Obtaining a representative formation fluid sample that may be used for compositional and pressure-volume-temperature (PVT) analysis is crucial in testing gas condensate reservoirs. In most cases, this means maintaining a monophasic sample as close as possible to actual reservoir conditions. New sampling technologies have been introduced that improve the quality of the initial sample and can maintain the sample integrity. Additionally, new downhole sensor technologies show promise of improving sample contamination estimates and making in-situ fluid property measurements.
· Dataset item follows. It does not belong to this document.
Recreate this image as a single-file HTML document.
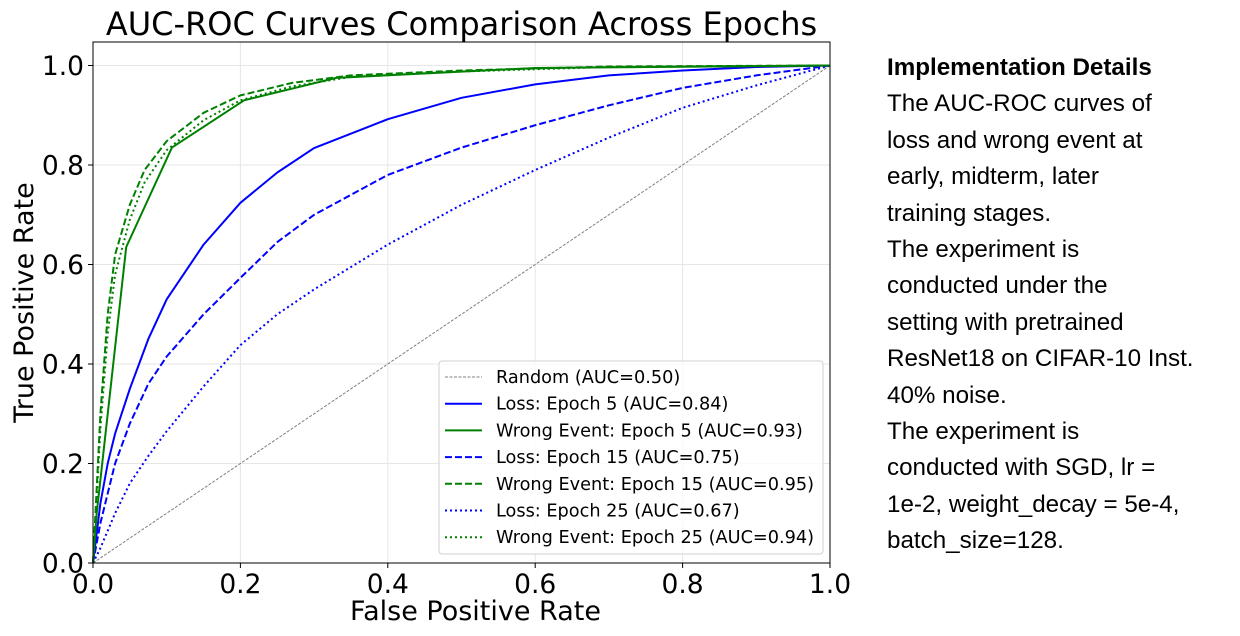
<!DOCTYPE html>
<html><head><meta charset="utf-8"><style>
html,body{margin:0;padding:0;background:#fff;}
body{width:1240px;height:636px;position:relative;overflow:hidden;}
svg text{font-family:"DejaVu Sans","Liberation Sans",sans-serif;}
#notes{position:absolute;left:887px;top:50px;font-family:"Liberation Sans",sans-serif;font-size:24.2px;line-height:36.4px;color:#000;white-space:nowrap;}
</style></head><body>
<svg id="chart" width="870" height="636" style="position:absolute;left:0;top:0"></svg>
<div id="notes">
<div><b>Implementation Details</b></div>
<div>The AUC-ROC curves of</div>
<div>loss and wrong event at</div>
<div>early, midterm, later</div>
<div>training stages.</div>
<div>The experiment is</div>
<div>conducted under the</div>
<div>setting with pretrained</div>
<div>ResNet18 on CIFAR-10 Inst.</div>
<div>40% noise.</div>
<div>The experiment is</div>
<div>conducted with SGD, lr =</div>
<div>1e-2, weight_decay = 5e-4,</div>
<div>batch_size=128.</div>
</div>
<script>
const ticks = [0, 0.2, 0.4, 0.6, 0.8, 1.0];
const tickLabels = ["0.0","0.2","0.4","0.6","0.8","1.0"];
const lossE5X = [0,0.005,0.01,0.02,0.03,0.05,0.075,0.1,0.15,0.2,0.25,0.3,0.4,0.5,0.6,0.7,0.8,0.9,1];
const lossE5Y = [0,0.06,0.12,0.2,0.26,0.35,0.45,0.53,0.64,0.724,0.785,0.834,0.892,0.935,0.962,0.98,0.99,0.997,1];
const lossE15X = [0,0.005,0.01,0.02,0.03,0.05,0.075,0.1,0.15,0.2,0.25,0.3,0.4,0.5,0.6,0.7,0.8,0.9,1];
const lossE15Y = [0,0.04,0.08,0.14,0.2,0.28,0.36,0.415,0.5,0.573,0.645,0.7,0.78,0.835,0.88,0.92,0.955,0.98,1];
const lossE25X = [0,0.01,0.03,0.05,0.075,0.1,0.15,0.2,0.25,0.3,0.4,0.5,0.6,0.7,0.8,0.9,1];
const lossE25Y = [0,0.03,0.1,0.16,0.215,0.265,0.355,0.438,0.5,0.55,0.64,0.72,0.79,0.855,0.915,0.96,1];
const wrongE5X = [0,0.005,0.045,0.107,0.205,0.33,0.6,1];
const wrongE5Y = [0,0.1,0.635,0.835,0.93,0.975,0.995,1];
const wrongE15X = [0,0.005,0.01,0.02,0.03,0.05,0.07,0.1,0.15,0.2,0.27,0.35,0.5,0.7,1];
const wrongE15Y = [0,0.15,0.3,0.5,0.62,0.72,0.79,0.848,0.905,0.94,0.965,0.98,0.99,0.998,1];
const wrongE25X = [0,0.005,0.01,0.02,0.03,0.05,0.07,0.1,0.15,0.2,0.27,0.35,0.5,0.7,1];
const wrongE25Y = [0,0.13,0.27,0.46,0.58,0.69,0.765,0.83,0.89,0.93,0.958,0.977,0.988,0.997,1];
const legendLabels = ["Random (AUC=0.50)","Loss: Epoch 5 (AUC=0.84)","Wrong Event: Epoch 5 (AUC=0.93)","Loss: Epoch 15 (AUC=0.75)","Wrong Event: Epoch 15 (AUC=0.95)","Loss: Epoch 25 (AUC=0.67)","Wrong Event: Epoch 25 (AUC=0.94)"];

const NS="http://www.w3.org/2000/svg";
const svg=document.getElementById('chart');
const X0=93,X1=830,Y0=563,Y1=65.5;
const sx=v=>X0+(X1-X0)*v;
const sy=v=>Y0-(Y0-Y1)*v;
function mk(tag,attrs,parent){const e=document.createElementNS(NS,tag);for(const k in attrs)e.setAttribute(k,attrs[k]);(parent||svg).appendChild(e);return e;}

ticks.forEach(t=>{
  const g1=mk('line',{x1:sx(t),x2:sx(t),y1:42,y2:Y0,stroke:'#e6e6e6','stroke-width':1});
  
  
  const g2=mk('line',{x1:X0,x2:X1,y1:sy(t),y2:sy(t),stroke:'#e6e6e6','stroke-width':1});
  
  
});
const diag=mk('line',{x1:sx(0),y1:sy(0),x2:sx(1),y2:sy(1),stroke:'#808080','stroke-width':1,'stroke-dasharray':'3,1.5'});



function curve(xs,ys,color,dash,name){
  const d=xs.map((x,i)=>(i?'L':'M')+sx(x).toFixed(1)+','+sy(ys[i]).toFixed(1)).join('');
  const p=mk('path',{d:d,fill:'none',stroke:color,'stroke-width':2,'stroke-dasharray':dash,'stroke-linejoin':'round'});
  
  
}
curve(lossE25X,lossE25Y,'#0000ff','2,3','loss-epoch25-curve');
curve(lossE15X,lossE15Y,'#0000ff','7,3','loss-epoch15-curve');
curve(lossE5X,lossE5Y,'#0000ff','none','loss-epoch5-curve');
curve(wrongE25X,wrongE25Y,'#008000','2,3','wrong-epoch25-curve');
curve(wrongE15X,wrongE15Y,'#008000','7,3','wrong-epoch15-curve');
curve(wrongE5X,wrongE5Y,'#008000','none','wrong-epoch5-curve');

const fr=mk('rect',{x:X0,y:42,width:X1-X0,height:Y0-42,fill:'none',stroke:'#000','stroke-width':1});



ticks.forEach((t,i)=>{
  mk('line',{x1:sx(t),x2:sx(t),y1:Y0,y2:Y0+5,stroke:'#000'});
  const tx=mk('text',{x:sx(t),y:Y0+30,'font-size':26.5,'text-anchor':'middle'});
  tx.textContent=tickLabels[i];
  
  
  mk('line',{x1:X0-5,x2:X0,y1:sy(t),y2:sy(t),stroke:'#000'});
  const ty=mk('text',{x:X0-9,y:sy(t)+9.5,'font-size':26.5,'text-anchor':'end'});
  ty.textContent=tickLabels[i];
  
  
});
const xt=mk('text',{x:(X0+X1)/2+14,y:620,'font-size':27,'text-anchor':'middle'});
xt.textContent='False Positive Rate';


const yt=mk('text',{x:0,y:0,'font-size':27,'text-anchor':'middle',transform:'translate(33,'+((42+Y0)/2)+') rotate(-90)'});
yt.textContent='True Positive Rate';


const tt=mk('text',{x:(X0+X1)/2,y:35,'font-size':32,'text-anchor':'middle'});
tt.textContent='AUC-ROC Curves Comparison Across Epochs';



const lg=mk('rect',{x:439,y:361,width:384,height:193,rx:3,fill:'#fff','fill-opacity':0.8,stroke:'#d0d0d0'});


const lStyles=[['#808080','3,1.5',1],['#0000ff','none',2],['#008000','none',2],['#0000ff','7,3',2],['#008000','7,3',2],['#0000ff','2,3',2],['#008000','2,3',2]];
legendLabels.forEach((lab,i)=>{
  const y=377+i*26.7;
  const s=lStyles[i];
  mk('line',{x1:445,x2:482,y1:y,y2:y,stroke:s[0],'stroke-width':s[2],'stroke-dasharray':s[1]});
  const t=mk('text',{x:496,y:y+6,'font-size':17.7});
  t.textContent=lab;
  
  
});
</script>
</body></html>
The various sampling techniques are discussed, and comparisons of processes that include wireline formation testing and bottomhole sampling, isokinetic sampling used in drillstem and production testing, and surface sampling are made.

Laboratory testing procedures including sample quality validation, error propagation, and sample contamination are also discussed.

The flow of gas condensate in a reservoir is a complicated mathematical problem involving phase changes, condensate loss into the small pores of the rock, multi-phase-flow of the wet gas oil and possibly water, phase redistribution in and around the wellbore, and finally, liquid vaporization back into the condensate gas. A well test can provide identification of the absolute reservoir and relative permeabilities, the source of declining gas permeability, near wellbore damage, and the reservoir pressure. It can also distinguish the extent of the liquid-condensate bank that forms a composite reservoir, as well as the location of the nearby boundaries.

The analysis procedure and techniques will be illustrated through presentation of two field cases. In the first case, the flowing pressure is above the dewpoint pressure. Thus, the fluid inside the reservoir is a single-phase gas, and liquid dropout causes phase segregation in the wellbore. In the second case, the well is producing below the dewpoint pressure while the original reservoir pressure is above the dewpoint pressure. This caused the well test to resemble that of a composite reservoir with earlier phase-segregation effects.